■ RECORDS SUPPLIED
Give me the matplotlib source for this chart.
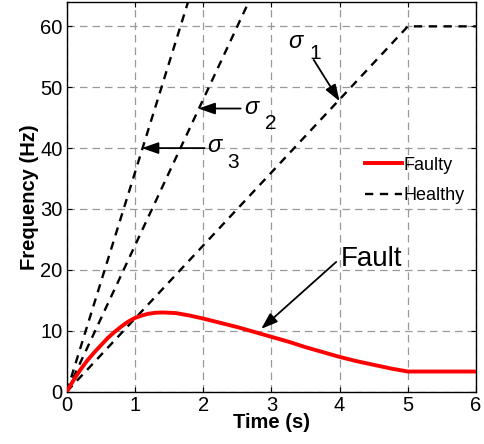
import matplotlib.pyplot as plt
import numpy as np

plt.rcParams['font.family'] = ['Liberation Sans', 'DejaVu Sans']
plt.rcParams['mathtext.fontset'] = 'custom'
plt.rcParams['mathtext.it'] = 'Liberation Sans:italic'
plt.rcParams['mathtext.rm'] = 'Liberation Sans'

# healthy ramps (slope Hz/s); only the slowest one saturates inside the view
rates = [12, 24, 36]
f_max = 60
t_end = 6

# faulty response
t_fault = [0, 0.1, 0.2, 0.3, 0.4, 0.5, 0.6, 0.7, 0.8, 0.9, 1.0, 1.1, 1.2, 1.3, 1.4, 1.6, 1.8,
           2.0, 2.25, 2.5, 2.75, 3.0, 3.25, 3.5, 3.75, 4.0, 4.25, 4.5, 4.75, 5.0, 6.0]
f_fault = [0, 1.9, 3.6, 5.1, 6.4, 7.6, 8.8, 9.8, 10.7, 11.5, 12.1, 12.5, 12.8, 12.95, 13.0,
           12.9, 12.5, 12.0, 11.3, 10.6, 9.8, 9.0, 8.2, 7.3, 6.5, 5.7, 5.0, 4.4, 3.8, 3.3, 3.3]

fig = plt.figure(figsize=(4.84, 4.44), dpi=100)
ax = fig.add_axes([0.138, 0.118, 0.8455, 0.8775])

ax.plot(t_fault, f_fault, color='red', lw=2.8, label='Faulty', zorder=4)

for k, r in enumerate(rates):
    t_hit = f_max / r
    tt = [0, t_hit, t_end]
    ff = [0, f_max, f_max]
    if k > 0:
        # steeper ramps leave the plot before the limit
        tt = [0, t_end]
        ff = [0, r * t_end]
    ax.plot(tt, ff, 'k--', lw=1.7, dashes=(3.5, 2.8),
            label='Healthy' if k == 0 else None, zorder=3)

ax.set_xlim(0, 6)
ax.set_ylim(0, 64)
ax.set_xticks(range(0, 7))
ax.set_yticks(range(0, 61, 10))
ax.grid(True, color='#999999', ls=(0, (6, 4)), lw=0.9)
ax.tick_params(direction='in', top=True, right=True, labelsize=14.5, pad=3)
for s in ax.spines.values():
    s.set_linewidth(1.0)

ax.set_xlabel('Time (s)', fontsize=14.5, fontweight='bold', labelpad=-1)
ax.set_ylabel('Frequency (Hz)', fontsize=14.5, fontweight='bold', labelpad=1)

arr = dict(arrowstyle='-|>,head_length=1.0,head_width=0.35', color='black', lw=1.3,
           shrinkA=0, shrinkB=0)
ax.annotate('', xy=(4.0, 47.7), xytext=(3.62, 54.5), arrowprops=arr)
ax.text(3.25, 56.5, r'$\sigma$', fontsize=17)
ax.text(3.55, 54.6, '1', fontsize=15)
ax.annotate('', xy=(1.93, 46.5), xytext=(2.55, 46.5), arrowprops=arr)
ax.text(2.6, 45.6, r'$\sigma$', fontsize=17)
ax.text(2.9, 43.2, '2', fontsize=15)
ax.annotate('', xy=(1.1, 40), xytext=(2.02, 40), arrowprops=arr)
ax.text(2.05, 39.3, r'$\sigma$', fontsize=17)
ax.text(2.35, 36.7, '3', fontsize=15)

ax.annotate('', xy=(2.85, 10.3), xytext=(3.95, 21.3), arrowprops=arr)
ax.text(4.02, 20.6, 'Fault', fontsize=20)

ax.legend(loc='upper left', bbox_to_anchor=(0.69, 0.645), frameon=False,
          fontsize=13, handlelength=2.0, handletextpad=0.1, labelspacing=0.75)

fig.savefig('out.png', dpi=100)
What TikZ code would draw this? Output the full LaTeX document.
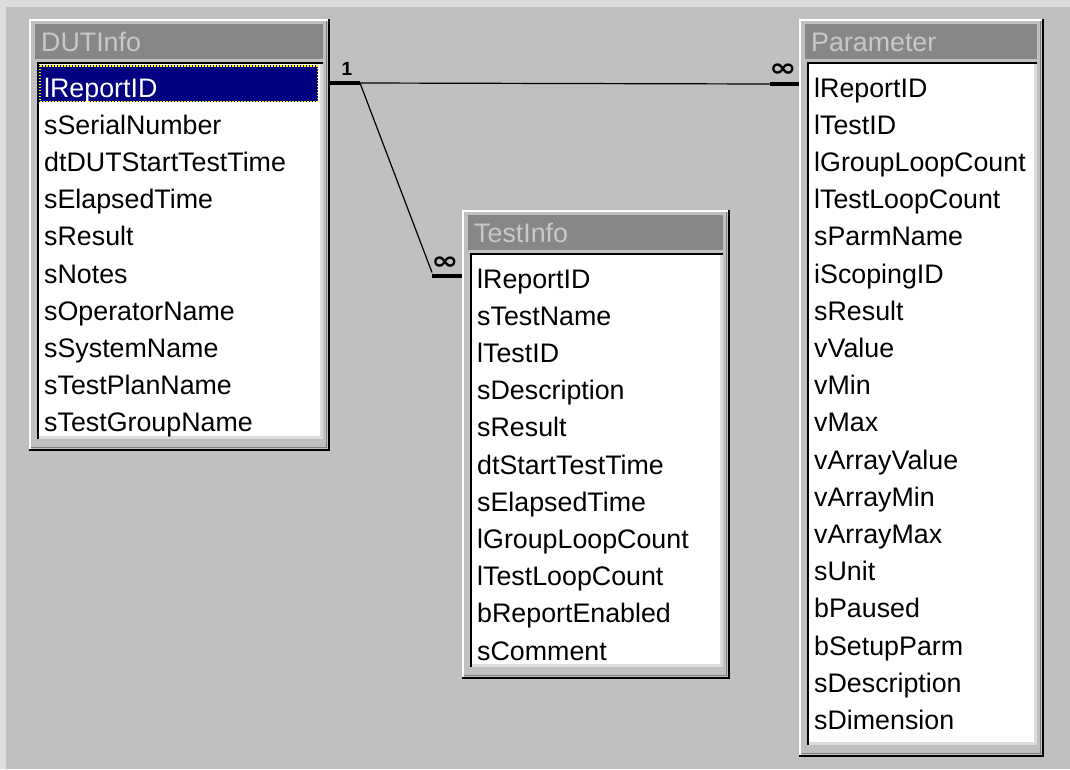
\documentclass[tikz,border=0pt]{standalone}
\usepackage{fontspec}
\setmainfont{Liberation Sans}
\newfontfamily\symfont{DejaVu Sans}
\definecolor{facegray}{HTML}{C0C0C0}
\definecolor{titlegray}{HTML}{878787}
\definecolor{titletext}{HTML}{C8C8C8}
\definecolor{shadowgray}{HTML}{808080}
\definecolor{lightedge}{HTML}{DCDCDC}
\definecolor{selnavy}{HTML}{000080}
\tikzset{
  field/.style={inner sep=0pt, anchor=base west, font=\fontsize{26.8}{30}\selectfont, text=black},
  wintitle/.style={inner sep=0pt, anchor=west, font=\fontsize{26.8}{30}\selectfont, text=titletext},
  thickbar/.style={line width=4pt, black},
  relline/.style={line width=1.2pt, black},
  onelabel/.style={inner sep=0pt, font=\bfseries\fontsize{19}{19}\selectfont},
  manylabel/.style={inner sep=0pt, font=\symfont\bfseries\fontsize{25}{25}\selectfont},
}
% #1 name, #2 x1, #3 y1, #4 x2, #5 y2, #6 title
\newcommand\dbwindow[6]{%
  \fill[facegray] (#2,#3) rectangle (#4,#5);
  \draw[white, line width=1.5pt] (#2+1,#5-2) -- (#2+1,#3+1) -- (#4-2,#3+1);
  \draw[shadowgray, line width=1.5pt] (#2+2,#5-3.5) -- (#4-3.5,#5-3.5) -- (#4-3.5,#3+2);
  \draw[black, line width=2pt] (#2,#5-1) -- (#4-1,#5-1) -- (#4-1,#3);
  \fill[titlegray] (#2+6,#3+5) rectangle (#4-7,#3+40);
  \node[wintitle] (#1-title) at (#2+12,#3+23) {#6};
  \fill[white] (#2+8,#3+43) rectangle (#4-7,#5-12);
  \draw[lightedge, line width=3pt] (#2+8,#5-13.5) -- (#4-8.5,#5-13.5) -- (#4-8.5,#3+43);
  \draw[black, line width=2pt] (#2+9,#5-12) -- (#2+9,#3+44) -- (#4-7,#3+44);
}
% #1 name, #2 x1, #3 y1, #4 first index, #5 list
\newcommand\dbrows[5]{%
  \foreach \t [count=\i from #4] in {#5}
    \node[field] (#1-\i) at (#2+15,#3+78+37.2*\i) {\t};
}
\begin{document}
\begin{tikzpicture}[x=1pt,y=-1pt]
\useasboundingbox (0,0) rectangle (1070,769);
\fill[facegray] (0,0) rectangle (1070,769);
\fill[lightedge] (0,0) rectangle (1070,7);
\fill[lightedge] (0,0) rectangle (6,769);

% DUTInfo
\dbwindow{dut}{29}{19}{330}{451}{DUTInfo}
\fill[selnavy] (39,65) rectangle (318,102);
\draw[yellow, line width=1.5pt, dash pattern=on 1.5pt off 1.5pt] (39.75,65.75) rectangle (317.25,101.25);
\node[field, text=white] (dut-0) at (44,97) {lReportID};
\dbrows{dut}{29}{19}{1}{sSerialNumber,dtDUTStartTestTime,sElapsedTime,sResult,sNotes,sOperatorName,sSystemName,sTestPlanName,sTestGroupName}

% TestInfo
\dbwindow{test}{462}{210}{730}{679}{TestInfo}
\dbrows{test}{462}{210}{0}{lReportID,sTestName,lTestID,sDescription,sResult,dtStartTestTime,sElapsedTime,lGroupLoopCount,lTestLoopCount,bReportEnabled,sComment}

% Parameter
\dbwindow{parm}{799}{19}{1044}{757}{Parameter}
\dbrows{parm}{799}{19}{0}{lReportID,lTestID,lGroupLoopCount,lTestLoopCount,sParmName,iScopingID,sResult,vValue,vMin,vMax,vArrayValue,vArrayMin,vArrayMax,sUnit,bPaused,bSetupParm,sDescription,sDimension}

% relationship anchors
\coordinate (dutEdge) at (330,83);
\coordinate (dutBarEnd) at (360,83);
\coordinate (parmBarStart) at (770,84);
\coordinate (parmEdge) at (799,84);
\coordinate (testBarStart) at (432,275.5);
\coordinate (testEdge) at (462,275.5);

% DUTInfo.lReportID -> Parameter.lReportID
\draw[thickbar] (dutEdge) -- (dutBarEnd);
\draw[relline] (dutBarEnd) -- (parmBarStart);
\draw[thickbar] (parmBarStart) -- (parmEdge);
% DUTInfo.lReportID -> TestInfo.lReportID
\draw[relline] (dutBarEnd) -- ([yshift=3pt]testBarStart);
\draw[thickbar] (testBarStart) -- (testEdge);

\node[onelabel] (one1) at (347,69) {1};
\node[manylabel] (many1) at (783,70) {\scalebox{1.3}[1]{∞}};
\node[manylabel] (many2) at (445,263) {\scalebox{1.3}[1]{∞}};
\end{tikzpicture}
\end{document}
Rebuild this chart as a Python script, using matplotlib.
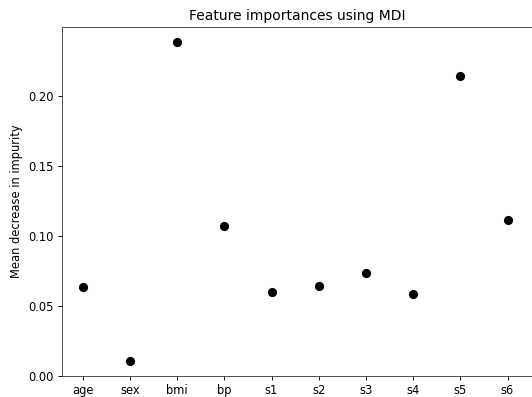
import matplotlib
matplotlib.use("Agg")
import matplotlib.pyplot as plt

# Feature names and their mean decrease in impurity
features = ["age", "sex", "bmi", "bp", "s1", "s2", "s3", "s4", "s5", "s6"]
importances = [0.0638, 0.0109, 0.238, 0.107, 0.060, 0.0645, 0.0736, 0.0584, 0.214, 0.111]

dpi = 83.125
fig = plt.figure(figsize=(532 / dpi, 397 / dpi), dpi=dpi)
ax = fig.add_axes([61.5 / 532, 21 / 397, 472 / 532, 349 / 397])

x = list(range(len(features)))
ax.scatter(x, importances, s=48, color="black", zorder=3)

ax.set_xticks(x)
ax.set_xticklabels(features)
ax.set_xlim(-0.45, 9.55)
ax.set_ylim(0, 0.249)
ax.set_yticks([0.00, 0.05, 0.10, 0.15, 0.20])
ax.set_title("Feature importances using MDI")
ax.set_ylabel("Mean decrease in impurity")
for sp in ax.spines.values():
    sp.set_color("#444444")

fig.savefig("out.png", dpi=dpi)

■ GIVEN TASK
Nothing but the lines from the one with "What TikZ code" through the one with "(0,0) rectangle (6,769);" is to be copied, exactly and ends included. Leave pictures out.

■ FINAL RESULT
What TikZ code would draw this? Output the full LaTeX document.
\documentclass[tikz,border=0pt]{standalone}
\usepackage{fontspec}
\setmainfont{Liberation Sans}
\newfontfamily\symfont{DejaVu Sans}
\definecolor{facegray}{HTML}{C0C0C0}
\definecolor{titlegray}{HTML}{878787}
\definecolor{titletext}{HTML}{C8C8C8}
\definecolor{shadowgray}{HTML}{808080}
\definecolor{lightedge}{HTML}{DCDCDC}
\definecolor{selnavy}{HTML}{000080}
\tikzset{
  field/.style={inner sep=0pt, anchor=base west, font=\fontsize{26.8}{30}\selectfont, text=black},
  wintitle/.style={inner sep=0pt, anchor=west, font=\fontsize{26.8}{30}\selectfont, text=titletext},
  thickbar/.style={line width=4pt, black},
  relline/.style={line width=1.2pt, black},
  onelabel/.style={inner sep=0pt, font=\bfseries\fontsize{19}{19}\selectfont},
  manylabel/.style={inner sep=0pt, font=\symfont\bfseries\fontsize{25}{25}\selectfont},
}
% #1 name, #2 x1, #3 y1, #4 x2, #5 y2, #6 title
\newcommand\dbwindow[6]{%
  \fill[facegray] (#2,#3) rectangle (#4,#5);
  \draw[white, line width=1.5pt] (#2+1,#5-2) -- (#2+1,#3+1) -- (#4-2,#3+1);
  \draw[shadowgray, line width=1.5pt] (#2+2,#5-3.5) -- (#4-3.5,#5-3.5) -- (#4-3.5,#3+2);
  \draw[black, line width=2pt] (#2,#5-1) -- (#4-1,#5-1) -- (#4-1,#3);
  \fill[titlegray] (#2+6,#3+5) rectangle (#4-7,#3+40);
  \node[wintitle] (#1-title) at (#2+12,#3+23) {#6};
  \fill[white] (#2+8,#3+43) rectangle (#4-7,#5-12);
  \draw[lightedge, line width=3pt] (#2+8,#5-13.5) -- (#4-8.5,#5-13.5) -- (#4-8.5,#3+43);
  \draw[black, line width=2pt] (#2+9,#5-12) -- (#2+9,#3+44) -- (#4-7,#3+44);
}
% #1 name, #2 x1, #3 y1, #4 first index, #5 list
\newcommand\dbrows[5]{%
  \foreach \t [count=\i from #4] in {#5}
    \node[field] (#1-\i) at (#2+15,#3+78+37.2*\i) {\t};
}
\begin{document}
\begin{tikzpicture}[x=1pt,y=-1pt]
\useasboundingbox (0,0) rectangle (1070,769);
\fill[facegray] (0,0) rectangle (1070,769);
\fill[lightedge] (0,0) rectangle (1070,7);
\fill[lightedge] (0,0) rectangle (6,769);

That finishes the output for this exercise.